Del resto le persone comuni a Roma  detestavano i senatori, odiavano i ricchi latifondisti, cioè tutti quegli esponenti del ceto nobiliare che aveva governato la repubblica, per ben 500 anni, unicamente a proprio vantaggio. E cominciarono ad amare Caligola, acclamandolo a campione che li difendeva dagli avidi e arroganti aristocratici. Ai quali Caligola infliggeva umiliazioni mai viste, come quando costrinse tutte le donne delle famiglie più nobili di Roma ad esercitare la prostituzione nel lupanare imperiale alle pendici del palatino. O come quando, in mancanza di prigionieri per i leoni, costrinse ad entrare nell’arena le prime cinque file del circo di solito occupate dai ricchi. Tutti amavano Caligola. Tranne ovviamente coloro dai quali desiderava farsi odiare cioè i senatori e i nobili, tra l’altro abituati a tramare per questioni di potere. Al contrario di quanto ci riferiscono le fonti dunque!
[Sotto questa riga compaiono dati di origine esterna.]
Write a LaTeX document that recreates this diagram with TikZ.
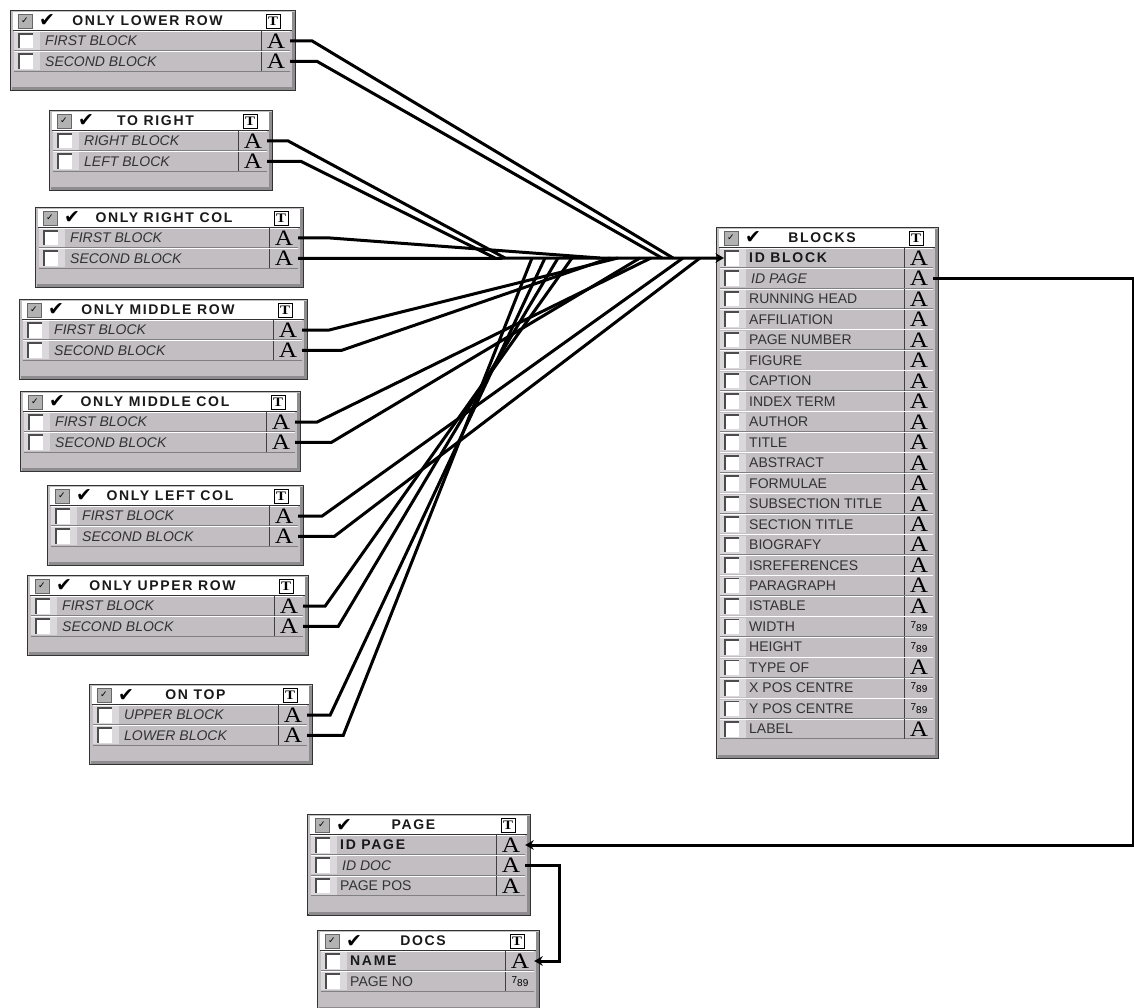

Ma del resto le fonti dell’epoca erano senatorie e sarebbe come rileggere la storia dei giorni nostri, fra mille anni, nei discorsi di Berlusconi contro i leader della sinistra. Una faziosità tipica della propaganda politica. 
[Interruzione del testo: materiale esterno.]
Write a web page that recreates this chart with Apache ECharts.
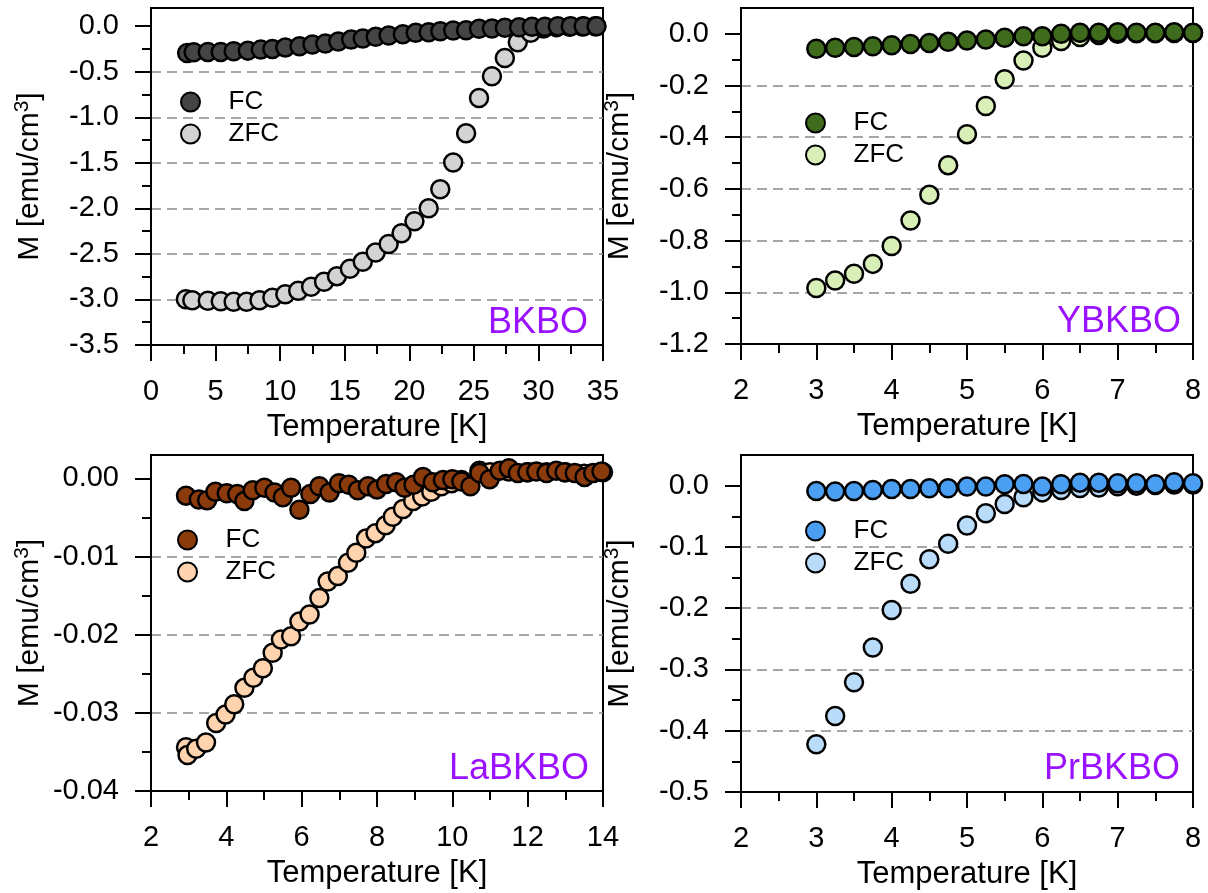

Credo invece che Caligola malgrado la fama costruita in millenni di storia contraria e malevola, fosse il primo prototipo di demagogo moderno, capace di utilizzare ogni mezzo, perfino la tortura, e la violenza, per i propri fini politici; capace anche di valorizzare il ruolo delle proprie donne nella politica come fece nel valorizzare le sorelle, Agrippina,  Drusilla e Giulia, alle quali aveva affidato compiti importanti. E di qui l’accusa di incesto. Commise però un fatale errore. Schernire il capo della propria sicurezza, il comandante dei pretoriani, Cassio Cherea, che si dice fosse effeminato, fatto comune nella Roma antica ma certo disdicevole per un comandante pretoriano. Si dice che Caligola fu così pesante durante un discorso pubblico che Cherea decise di vendicarsi trucidando imperatore e famiglia e ponendo fine all’impero di Caligola. Un impero durato appena 3 anni 10 mesi e 8 giorni in cui la plebe di Roma conobbe il proprio unico e vero paladino e non il mostro che la storiografia senatoriale ha invece consegnato alla leggenda.